The USD/JPY pair remained depressed for the fourth consecutive session on Friday, albeit has managed to hold its neck well above one-month lows set in the previous session.
 
The pair extended this week’s sharp retracement slide from the vicinity of mid-108.00s and the downward momentum accelerated further on Thursday following the disappointing release of US ISM non-manufacturing PMI. The data reinforced market speculations for another interest rate cut by the Fed, which was evident from a sharp intraday slump in the US Treasury bond yields and exerted some heavily downward pressure on the pair.
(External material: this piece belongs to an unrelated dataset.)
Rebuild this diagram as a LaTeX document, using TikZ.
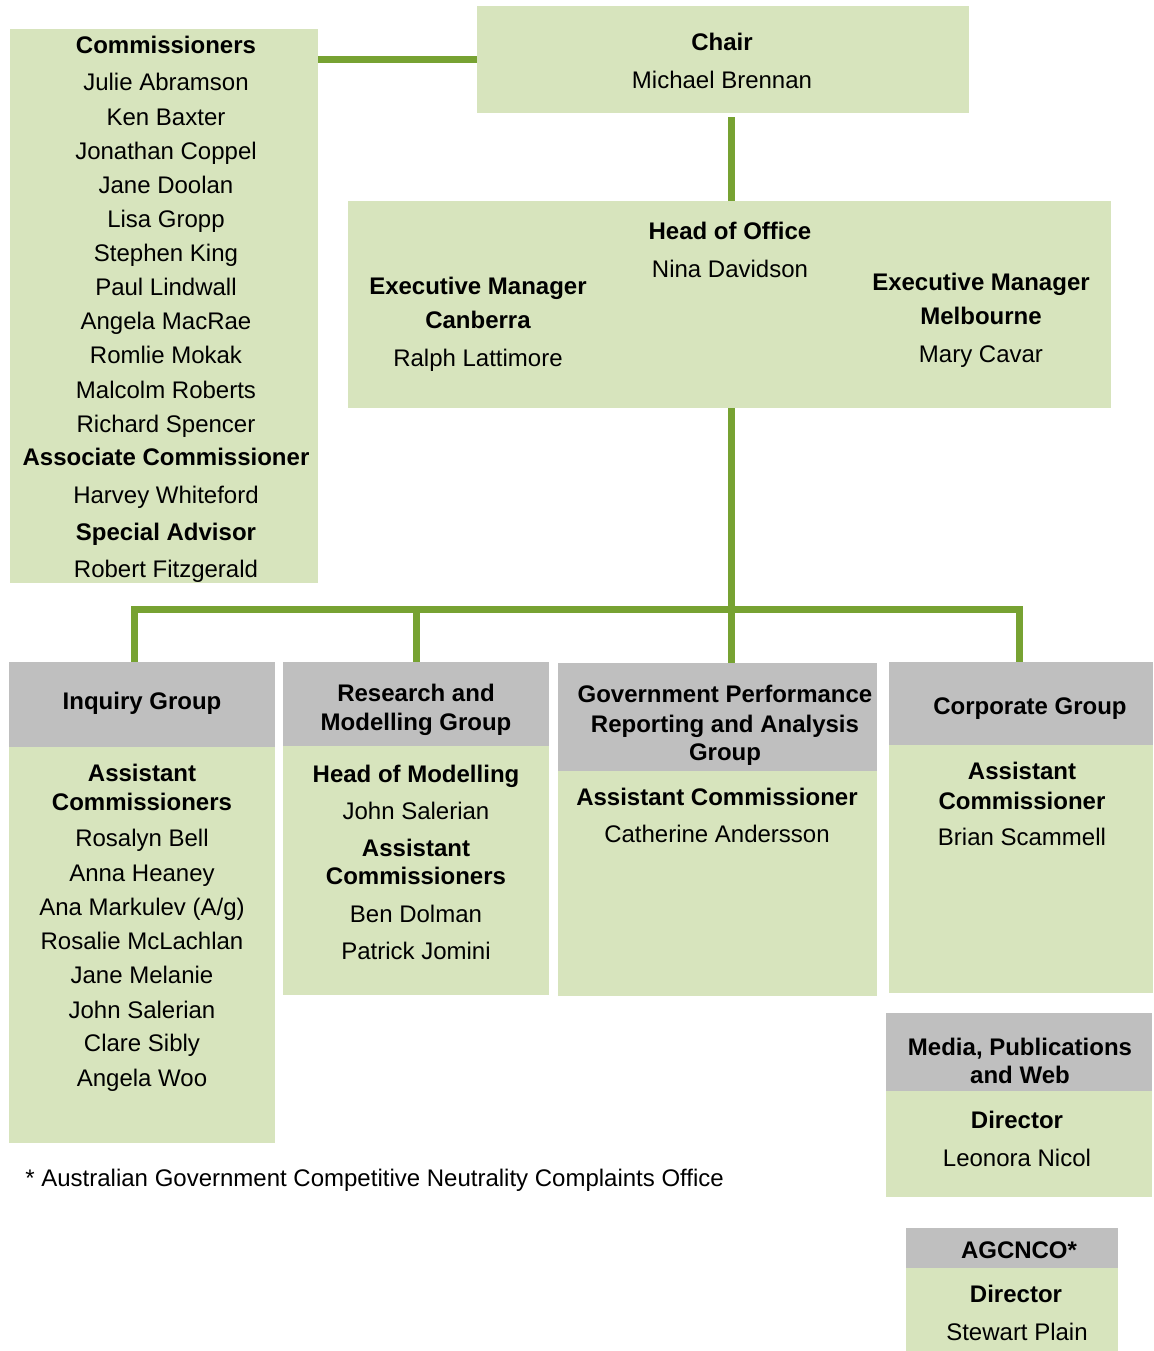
\documentclass[tikz,border=0pt]{standalone}
\usepackage{fontspec}
\setmainfont{Liberation Sans}
\usetikzlibrary{fit}
\definecolor{boxgreen}{HTML}{D7E4BD}
\definecolor{boxgray}{HTML}{BFBFBF}
\definecolor{linegreen}{HTML}{77A232}
\tikzset{
  gbox/.style={fill=boxgreen, draw=none, inner sep=0pt},
  hbox/.style={fill=boxgray, draw=none, inner sep=0pt},
  conn/.style={draw=linegreen, line width=3.5pt, line join=miter},
  t/.style={anchor=base, inner sep=0pt, text=black, font=\fontsize{12}{14}\selectfont},
  b/.style={anchor=base, inner sep=0pt, text=black, font=\fontsize{12}{14}\selectfont\bfseries}
}
\begin{document}
\begin{tikzpicture}[x=0.5pt, y=-0.5pt]
\useasboundingbox (0,0) rectangle (1154,1351);
% boxes
\node[gbox, fit={(10,29) (318,583)}] (comm) {};
\node[gbox, fit={(477,6) (969,113)}] (chair) {};
\node[gbox, fit={(348,201) (1111,408)}] (hoo) {};
\node[hbox, fit={(9,662) (275,747)}] (inqH) {};
\node[gbox, fit={(9,747) (275,1143)}] (inqB) {};
\node[hbox, fit={(283,662) (549,746)}] (resH) {};
\node[gbox, fit={(283,746) (549,995)}] (resB) {};
\node[hbox, fit={(558,663) (877,771)}] (govH) {};
\node[gbox, fit={(558,771) (877,996)}] (govB) {};
\node[hbox, fit={(889,662) (1153,745)}] (corH) {};
\node[gbox, fit={(889,745) (1153,993)}] (corB) {};
\node[hbox, fit={(886,1013) (1152,1091)}] (medH) {};
\node[gbox, fit={(886,1091) (1152,1197)}] (medB) {};
\node[hbox, fit={(906,1228) (1118,1268)}] (agH) {};
\node[gbox, fit={(906,1268) (1118,1351)}] (agB) {};
% connector coordinates
\coordinate (dInq) at (134,609);
\coordinate (dRes) at (416,609);
\coordinate (dGov) at (731,609);
\coordinate (dCor) at (1019,609);
% connectors
\draw[conn] (comm.east |- chair.west) -- (chair.west);
\draw[conn, shorten <=2pt] (chair.south -| dGov) -- (hoo.north -| dGov);
\draw[conn] (hoo.south -| dGov) -- (govH.north -| dGov);
\draw[conn] (inqH.north -| dInq) |- (dCor) -- (corH.north -| dCor);
\draw[conn] (dRes) -- (resH.north -| dRes);
% Commissioners
\foreach \y/\s/\txt [count=\i] in {53/b/Commissioners, 90/t/Julie Abramson, 125/t/Ken Baxter,
  159/t/Jonathan Coppel, 193/t/Jane Doolan, 227/t/Lisa Gropp, 261/t/Stephen King,
  295/t/Paul Lindwall, 329/t/Angela MacRae, 363/t/Romlie Mokak, 398/t/Malcolm Roberts,
  432/t/Richard Spencer, 465/b/Associate Commissioner, 503/t/Harvey Whiteford,
  540/b/Special Advisor, 577/t/Robert Fitzgerald}
  \node[\s] (cm\i) at (166,\y) {\txt};
% Chair
\node[b] (ch1) at (722,50) {Chair};
\node[t] (ch2) at (722,88) {Michael Brennan};
% Head of office
\node[b] (ho1) at (730,239) {Head of Office};
\node[t] (ho2) at (730,277) {Nina Davidson};
\node[b] (ec1) at (478,294) {Executive Manager};
\node[b] (ec2) at (478,328) {Canberra};
\node[t] (ec3) at (478,366) {Ralph Lattimore};
\node[b] (em1) at (981,290) {Executive Manager};
\node[b] (em2) at (981,324) {Melbourne};
\node[t] (em3) at (981,362) {Mary Cavar};
% Inquiry group
\node[b] (iq0) at (142,709) {Inquiry Group};
\foreach \y/\s/\txt [count=\i] in {781/b/Assistant, 810/b/Commissioners, 846/t/Rosalyn Bell,
  881/t/Anna Heaney, 915/t/Ana Markulev (A\slash g), 949/t/Rosalie McLachlan, 983/t/Jane Melanie,
  1018/t/John Salerian, 1051/t/Clare Sibly, 1086/t/Angela Woo}
  \node[\s] (iq\i) at (142,\y) {\txt};
% Research and modelling
\node[b] (rs1) at (416,701) {Research and};
\node[b] (rs2) at (416,730) {Modelling Group};
\foreach \y/\s/\txt [count=\i] in {782/b/Head of Modelling, 819/t/John Salerian, 856/b/Assistant,
  884/b/Commissioners, 922/t/Ben Dolman, 959/t/Patrick Jomini}
  \node[\s] (rb\i) at (416,\y) {\txt};
% Government performance
\node[b] (gv1) at (725,702) {Government Performance};
\node[b] (gv2) at (725,732) {Reporting and Analysis};
\node[b] (gv3) at (725,760) {Group};
\node[b] (gv4) at (717,805) {Assistant Commissioner};
\node[t] (gv5) at (717,842) {Catherine Andersson};
% Corporate
\node[b] (co1) at (1030,714) {Corporate Group};
\node[b] (co2) at (1022,779) {Assistant};
\node[b] (co3) at (1022,809) {Commissioner};
\node[t] (co4) at (1022,845) {Brian Scammell};
% Media
\node[b] (md1) at (1020,1055) {Media, Publications};
\node[b] (md2) at (1020,1083) {and Web};
\node[b] (md3) at (1017,1128) {Director};
\node[t] (md4) at (1017,1166) {Leonora Nicol};
% AGCNCO
\node[b] (ag1) at (1019,1258) {AGCNCO*};
\node[b] (ag2) at (1016,1302) {Director};
\node[t] (ag3) at (1017,1340) {Stewart Plain};
% footnote
\node[t, anchor=base west] (fn) at (25,1186) {* Australian Government Competitive Neutrality Complaints Office};
\end{tikzpicture}
\end{document}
The USD remains on the back-foot

The pair tumbled around 80 pips from intraday tops but managed to find some support near mid-106.00s on the back of a late rebound in the US equity markets, which dented the Japanese Yen’s safe-haven status. However, the prevalent US Dollar selling bias, despite a modest pickup in the US bond yields, and initial stability in the global risk sentiment, failed to impress bulls or provide any meaningful impetus to the major.
 
Given that the employment sub-component of Thursday’s ISM report fell sharply to 50.4, expectations that the headline non-farm payrolls figure is more likely to come on the disappointing side seemed to be one of the key factors holding investors from placing any bullish bets. Hence, it will be prudent to wait for a strong follow-through buying before confirming that the pair might have bottomed out and traders start positioning for any near-term appreciating move.